_Task directions_
Your copy of the material below should match it exactly, except that it holds no pictures.

■ ■ ■ ■

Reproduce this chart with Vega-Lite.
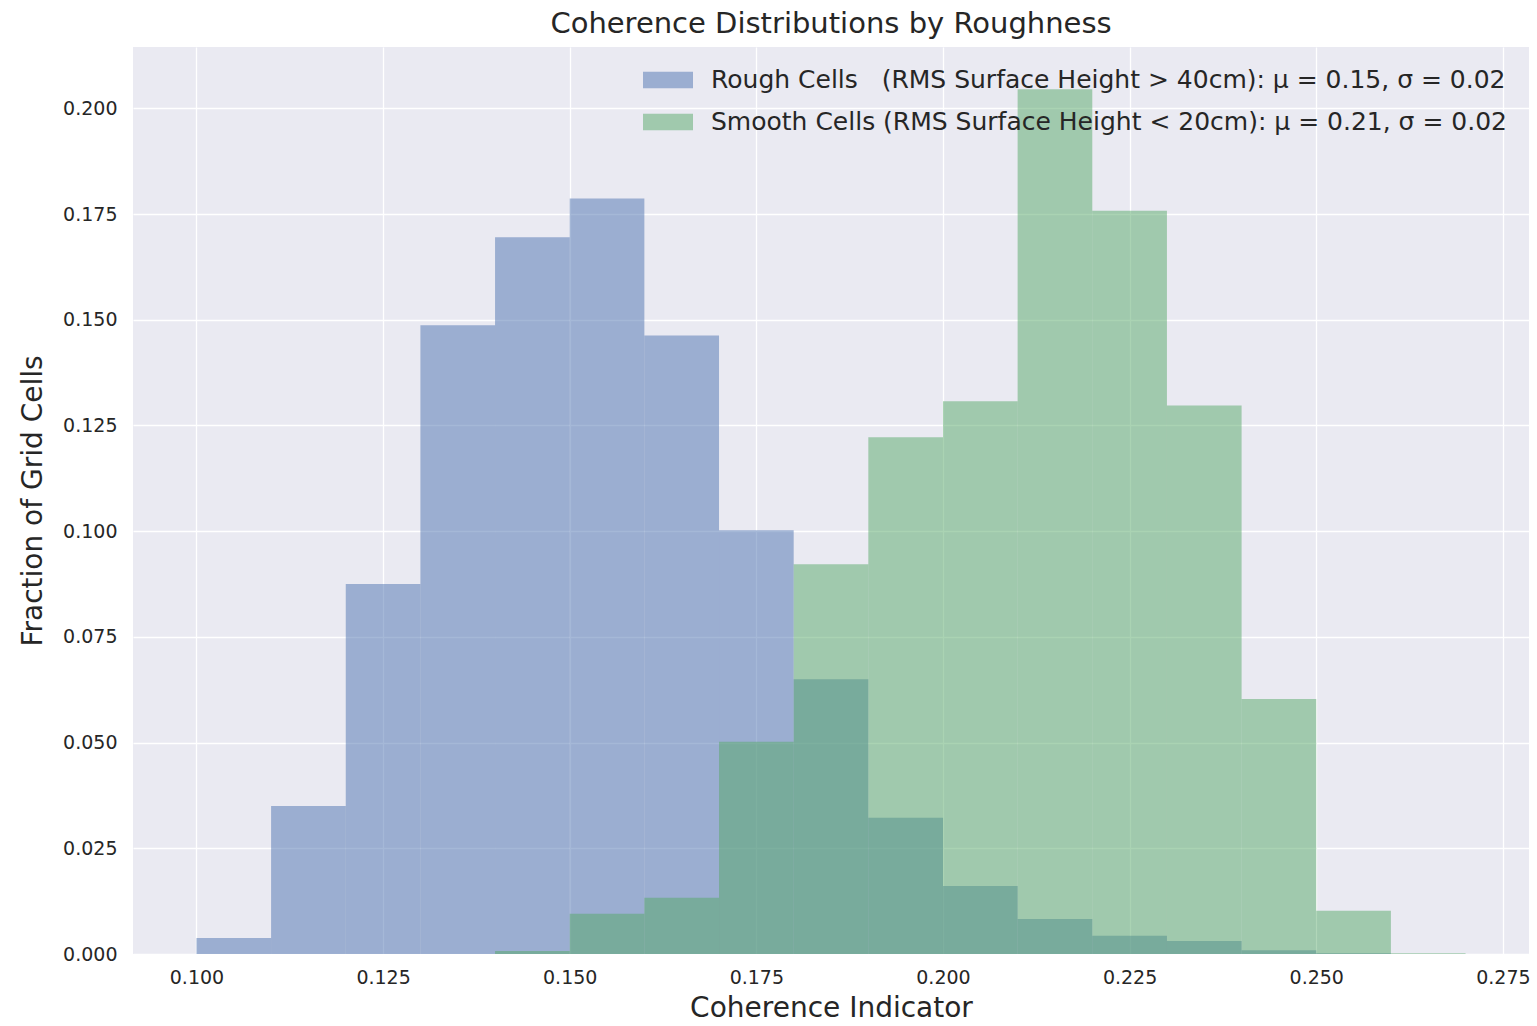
{
  "$schema": "https://vega.github.io/schema/vega-lite/v6.json",
  "width": 1396,
  "height": 907,
  "autosize": "none",
  "padding": {"left": 133, "top": 47, "right": 8, "bottom": 72},
  "background": "white",
  "title": {"text": "Coherence Distributions by Roughness", "fontSize": 29, "font": "DejaVu Sans", "fontWeight": "normal", "color": "#262626", "offset": 8},
  "data": {"values": [
    {"group": "Rough Cells\u00a0\u00a0\u00a0(RMS Surface Height > 40cm): μ = 0.15, σ = 0.02", "lo": 0.10, "hi": 0.11, "frac": 0.0038},
    {"group": "Rough Cells\u00a0\u00a0\u00a0(RMS Surface Height > 40cm): μ = 0.15, σ = 0.02", "lo": 0.11, "hi": 0.12, "frac": 0.035},
    {"group": "Rough Cells\u00a0\u00a0\u00a0(RMS Surface Height > 40cm): μ = 0.15, σ = 0.02", "lo": 0.12, "hi": 0.13, "frac": 0.0875},
    {"group": "Rough Cells\u00a0\u00a0\u00a0(RMS Surface Height > 40cm): μ = 0.15, σ = 0.02", "lo": 0.13, "hi": 0.14, "frac": 0.1487},
    {"group": "Rough Cells\u00a0\u00a0\u00a0(RMS Surface Height > 40cm): μ = 0.15, σ = 0.02", "lo": 0.14, "hi": 0.15, "frac": 0.1695},
    {"group": "Rough Cells\u00a0\u00a0\u00a0(RMS Surface Height > 40cm): μ = 0.15, σ = 0.02", "lo": 0.15, "hi": 0.16, "frac": 0.1787},
    {"group": "Rough Cells\u00a0\u00a0\u00a0(RMS Surface Height > 40cm): μ = 0.15, σ = 0.02", "lo": 0.16, "hi": 0.17, "frac": 0.1463},
    {"group": "Rough Cells\u00a0\u00a0\u00a0(RMS Surface Height > 40cm): μ = 0.15, σ = 0.02", "lo": 0.17, "hi": 0.18, "frac": 0.1002},
    {"group": "Rough Cells\u00a0\u00a0\u00a0(RMS Surface Height > 40cm): μ = 0.15, σ = 0.02", "lo": 0.18, "hi": 0.19, "frac": 0.065},
    {"group": "Rough Cells\u00a0\u00a0\u00a0(RMS Surface Height > 40cm): μ = 0.15, σ = 0.02", "lo": 0.19, "hi": 0.20, "frac": 0.0322},
    {"group": "Rough Cells\u00a0\u00a0\u00a0(RMS Surface Height > 40cm): μ = 0.15, σ = 0.02", "lo": 0.20, "hi": 0.21, "frac": 0.0161},
    {"group": "Rough Cells\u00a0\u00a0\u00a0(RMS Surface Height > 40cm): μ = 0.15, σ = 0.02", "lo": 0.21, "hi": 0.22, "frac": 0.0083},
    {"group": "Rough Cells\u00a0\u00a0\u00a0(RMS Surface Height > 40cm): μ = 0.15, σ = 0.02", "lo": 0.22, "hi": 0.23, "frac": 0.0043},
    {"group": "Rough Cells\u00a0\u00a0\u00a0(RMS Surface Height > 40cm): μ = 0.15, σ = 0.02", "lo": 0.23, "hi": 0.24, "frac": 0.0031},
    {"group": "Rough Cells\u00a0\u00a0\u00a0(RMS Surface Height > 40cm): μ = 0.15, σ = 0.02", "lo": 0.24, "hi": 0.25, "frac": 0.0009},
    {"group": "Rough Cells\u00a0\u00a0\u00a0(RMS Surface Height > 40cm): μ = 0.15, σ = 0.02", "lo": 0.25, "hi": 0.26, "frac": 0.0002},
    {"group": "Smooth Cells (RMS Surface Height < 20cm): μ = 0.21, σ = 0.02", "lo": 0.14, "hi": 0.15, "frac": 0.0007},
    {"group": "Smooth Cells (RMS Surface Height < 20cm): μ = 0.21, σ = 0.02", "lo": 0.15, "hi": 0.16, "frac": 0.0095},
    {"group": "Smooth Cells (RMS Surface Height < 20cm): μ = 0.21, σ = 0.02", "lo": 0.16, "hi": 0.17, "frac": 0.0133},
    {"group": "Smooth Cells (RMS Surface Height < 20cm): μ = 0.21, σ = 0.02", "lo": 0.17, "hi": 0.18, "frac": 0.0502},
    {"group": "Smooth Cells (RMS Surface Height < 20cm): μ = 0.21, σ = 0.02", "lo": 0.18, "hi": 0.19, "frac": 0.0922},
    {"group": "Smooth Cells (RMS Surface Height < 20cm): μ = 0.21, σ = 0.02", "lo": 0.19, "hi": 0.20, "frac": 0.1222},
    {"group": "Smooth Cells (RMS Surface Height < 20cm): μ = 0.21, σ = 0.02", "lo": 0.20, "hi": 0.21, "frac": 0.1307},
    {"group": "Smooth Cells (RMS Surface Height < 20cm): μ = 0.21, σ = 0.02", "lo": 0.21, "hi": 0.22, "frac": 0.2045},
    {"group": "Smooth Cells (RMS Surface Height < 20cm): μ = 0.21, σ = 0.02", "lo": 0.22, "hi": 0.23, "frac": 0.1758},
    {"group": "Smooth Cells (RMS Surface Height < 20cm): μ = 0.21, σ = 0.02", "lo": 0.23, "hi": 0.24, "frac": 0.1297},
    {"group": "Smooth Cells (RMS Surface Height < 20cm): μ = 0.21, σ = 0.02", "lo": 0.24, "hi": 0.25, "frac": 0.0603},
    {"group": "Smooth Cells (RMS Surface Height < 20cm): μ = 0.21, σ = 0.02", "lo": 0.25, "hi": 0.26, "frac": 0.0102},
    {"group": "Smooth Cells (RMS Surface Height < 20cm): μ = 0.21, σ = 0.02", "lo": 0.26, "hi": 0.27, "frac": 0.0002}
  ]},
  "mark": {"type": "bar", "opacity": 0.5, "stroke": null},
  "encoding": {
    "x": {"field": "lo", "type": "quantitative",
      "scale": {"domain": [0.0915, 0.2785], "nice": false, "zero": false},
      "axis": {"title": "Coherence Indicator", "values": [0.1, 0.125, 0.15, 0.175, 0.2, 0.225, 0.25, 0.275], "format": ".3f"}},
    "x2": {"field": "hi"},
    "y": {"field": "frac", "type": "quantitative", "stack": null,
      "scale": {"domain": [0, 0.2145], "nice": false},
      "axis": {"title": "Fraction of Grid Cells", "values": [0, 0.025, 0.05, 0.075, 0.1, 0.125, 0.15, 0.175, 0.2], "format": ".3f"}},
    "y2": {"datum": 0},
    "color": {"field": "group", "type": "nominal",
      "scale": {"domain": ["Rough Cells\u00a0\u00a0\u00a0(RMS Surface Height > 40cm): μ = 0.15, σ = 0.02", "Smooth Cells (RMS Surface Height < 20cm): μ = 0.21, σ = 0.02"], "range": ["#4C72B0", "#55A868"]},
      "legend": {"title": null, "orient": "none", "legendX": 518, "legendY": 16, "padding": 0,
        "symbolType": "M-1.5,-0.5L1.5,-0.5L1.5,0.5L-1.5,0.5Z", "symbolSize": 1111, "symbolOpacity": 0.5, "symbolStrokeWidth": 0,
        "labelFontSize": 25, "labelFont": "DejaVu Sans", "labelColor": "#262626", "labelLimit": 1200, "labelOffset": 26, "rowPadding": 12}}
  },
  "config": {
    "font": "DejaVu Sans",
    "view": {"fill": "#EAEAF2", "stroke": null},
    "axis": {"grid": true, "gridColor": "white", "gridWidth": 1.3, "domain": false, "ticks": false,
      "labelFontSize": 19, "labelColor": "#262626", "labelFont": "DejaVu Sans",
      "titleFontSize": 28, "titleFontWeight": "normal", "titleColor": "#262626", "titleFont": "DejaVu Sans"},
    "axisX": {"labelPadding": 14, "titlePadding": 7},
    "axisY": {"labelPadding": 16, "titlePadding": 15}
  }
}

■ ■ ■ ■

_Result_
Reproduce this chart with Vega-Lite.
{
  "$schema": "https://vega.github.io/schema/vega-lite/v6.json",
  "width": 1396,
  "height": 907,
  "autosize": "none",
  "padding": {"left": 133, "top": 47, "right": 8, "bottom": 72},
  "background": "white",
  "title": {"text": "Coherence Distributions by Roughness", "fontSize": 29, "font": "DejaVu Sans", "fontWeight": "normal", "color": "#262626", "offset": 8},
  "data": {"values": [
    {"group": "Rough Cells\u00a0\u00a0\u00a0(RMS Surface Height > 40cm): μ = 0.15, σ = 0.02", "lo": 0.10, "hi": 0.11, "frac": 0.0038},
    {"group": "Rough Cells\u00a0\u00a0\u00a0(RMS Surface Height > 40cm): μ = 0.15, σ = 0.02", "lo": 0.11, "hi": 0.12, "frac": 0.035},
    {"group": "Rough Cells\u00a0\u00a0\u00a0(RMS Surface Height > 40cm): μ = 0.15, σ = 0.02", "lo": 0.12, "hi": 0.13, "frac": 0.0875},
    {"group": "Rough Cells\u00a0\u00a0\u00a0(RMS Surface Height > 40cm): μ = 0.15, σ = 0.02", "lo": 0.13, "hi": 0.14, "frac": 0.1487},
    {"group": "Rough Cells\u00a0\u00a0\u00a0(RMS Surface Height > 40cm): μ = 0.15, σ = 0.02", "lo": 0.14, "hi": 0.15, "frac": 0.1695},
    {"group": "Rough Cells\u00a0\u00a0\u00a0(RMS Surface Height > 40cm): μ = 0.15, σ = 0.02", "lo": 0.15, "hi": 0.16, "frac": 0.1787},
    {"group": "Rough Cells\u00a0\u00a0\u00a0(RMS Surface Height > 40cm): μ = 0.15, σ = 0.02", "lo": 0.16, "hi": 0.17, "frac": 0.1463},
    {"group": "Rough Cells\u00a0\u00a0\u00a0(RMS Surface Height > 40cm): μ = 0.15, σ = 0.02", "lo": 0.17, "hi": 0.18, "frac": 0.1002},
    {"group": "Rough Cells\u00a0\u00a0\u00a0(RMS Surface Height > 40cm): μ = 0.15, σ = 0.02", "lo": 0.18, "hi": 0.19, "frac": 0.065},
    {"group": "Rough Cells\u00a0\u00a0\u00a0(RMS Surface Height > 40cm): μ = 0.15, σ = 0.02", "lo": 0.19, "hi": 0.20, "frac": 0.0322},
    {"group": "Rough Cells\u00a0\u00a0\u00a0(RMS Surface Height > 40cm): μ = 0.15, σ = 0.02", "lo": 0.20, "hi": 0.21, "frac": 0.0161},
    {"group": "Rough Cells\u00a0\u00a0\u00a0(RMS Surface Height > 40cm): μ = 0.15, σ = 0.02", "lo": 0.21, "hi": 0.22, "frac": 0.0083},
    {"group": "Rough Cells\u00a0\u00a0\u00a0(RMS Surface Height > 40cm): μ = 0.15, σ = 0.02", "lo": 0.22, "hi": 0.23, "frac": 0.0043},
    {"group": "Rough Cells\u00a0\u00a0\u00a0(RMS Surface Height > 40cm): μ = 0.15, σ = 0.02", "lo": 0.23, "hi": 0.24, "frac": 0.0031},
    {"group": "Rough Cells\u00a0\u00a0\u00a0(RMS Surface Height > 40cm): μ = 0.15, σ = 0.02", "lo": 0.24, "hi": 0.25, "frac": 0.0009},
    {"group": "Rough Cells\u00a0\u00a0\u00a0(RMS Surface Height > 40cm): μ = 0.15, σ = 0.02", "lo": 0.25, "hi": 0.26, "frac": 0.0002},
    {"group": "Smooth Cells (RMS Surface Height < 20cm): μ = 0.21, σ = 0.02", "lo": 0.14, "hi": 0.15, "frac": 0.0007},
    {"group": "Smooth Cells (RMS Surface Height < 20cm): μ = 0.21, σ = 0.02", "lo": 0.15, "hi": 0.16, "frac": 0.0095},
    {"group": "Smooth Cells (RMS Surface Height < 20cm): μ = 0.21, σ = 0.02", "lo": 0.16, "hi": 0.17, "frac": 0.0133},
    {"group": "Smooth Cells (RMS Surface Height < 20cm): μ = 0.21, σ = 0.02", "lo": 0.17, "hi": 0.18, "frac": 0.0502},
    {"group": "Smooth Cells (RMS Surface Height < 20cm): μ = 0.21, σ = 0.02", "lo": 0.18, "hi": 0.19, "frac": 0.0922},
    {"group": "Smooth Cells (RMS Surface Height < 20cm): μ = 0.21, σ = 0.02", "lo": 0.19, "hi": 0.20, "frac": 0.1222},
    {"group": "Smooth Cells (RMS Surface Height < 20cm): μ = 0.21, σ = 0.02", "lo": 0.20, "hi": 0.21, "frac": 0.1307},
    {"group": "Smooth Cells (RMS Surface Height < 20cm): μ = 0.21, σ = 0.02", "lo": 0.21, "hi": 0.22, "frac": 0.2045},
    {"group": "Smooth Cells (RMS Surface Height < 20cm): μ = 0.21, σ = 0.02", "lo": 0.22, "hi": 0.23, "frac": 0.1758},
    {"group": "Smooth Cells (RMS Surface Height < 20cm): μ = 0.21, σ = 0.02", "lo": 0.23, "hi": 0.24, "frac": 0.1297},
    {"group": "Smooth Cells (RMS Surface Height < 20cm): μ = 0.21, σ = 0.02", "lo": 0.24, "hi": 0.25, "frac": 0.0603},
    {"group": "Smooth Cells (RMS Surface Height < 20cm): μ = 0.21, σ = 0.02", "lo": 0.25, "hi": 0.26, "frac": 0.0102},
    {"group": "Smooth Cells (RMS Surface Height < 20cm): μ = 0.21, σ = 0.02", "lo": 0.26, "hi": 0.27, "frac": 0.0002}
  ]},
  "mark": {"type": "bar", "opacity": 0.5, "stroke": null},
  "encoding": {
    "x": {"field": "lo", "type": "quantitative",
      "scale": {"domain": [0.0915, 0.2785], "nice": false, "zero": false},
      "axis": {"title": "Coherence Indicator", "values": [0.1, 0.125, 0.15, 0.175, 0.2, 0.225, 0.25, 0.275], "format": ".3f"}},
    "x2": {"field": "hi"},
    "y": {"field": "frac", "type": "quantitative", "stack": null,
      "scale": {"domain": [0, 0.2145], "nice": false},
      "axis": {"title": "Fraction of Grid Cells", "values": [0, 0.025, 0.05, 0.075, 0.1, 0.125, 0.15, 0.175, 0.2], "format": ".3f"}},
    "y2": {"datum": 0},
    "color": {"field": "group", "type": "nominal",
      "scale": {"domain": ["Rough Cells\u00a0\u00a0\u00a0(RMS Surface Height > 40cm): μ = 0.15, σ = 0.02", "Smooth Cells (RMS Surface Height < 20cm): μ = 0.21, σ = 0.02"], "range": ["#4C72B0", "#55A868"]},
      "legend": {"title": null, "orient": "none", "legendX": 518, "legendY": 16, "padding": 0,
        "symbolType": "M-1.5,-0.5L1.5,-0.5L1.5,0.5L-1.5,0.5Z", "symbolSize": 1111, "symbolOpacity": 0.5, "symbolStrokeWidth": 0,
        "labelFontSize": 25, "labelFont": "DejaVu Sans", "labelColor": "#262626", "labelLimit": 1200, "labelOffset": 26, "rowPadding": 12}}
  },
  "config": {
    "font": "DejaVu Sans",
    "view": {"fill": "#EAEAF2", "stroke": null},
    "axis": {"grid": true, "gridColor": "white", "gridWidth": 1.3, "domain": false, "ticks": false,
      "labelFontSize": 19, "labelColor": "#262626", "labelFont": "DejaVu Sans",
      "titleFontSize": 28, "titleFontWeight": "normal", "titleColor": "#262626", "titleFont": "DejaVu Sans"},
    "axisX": {"labelPadding": 14, "titlePadding": 7},
    "axisY": {"labelPadding": 16, "titlePadding": 15}
  }
}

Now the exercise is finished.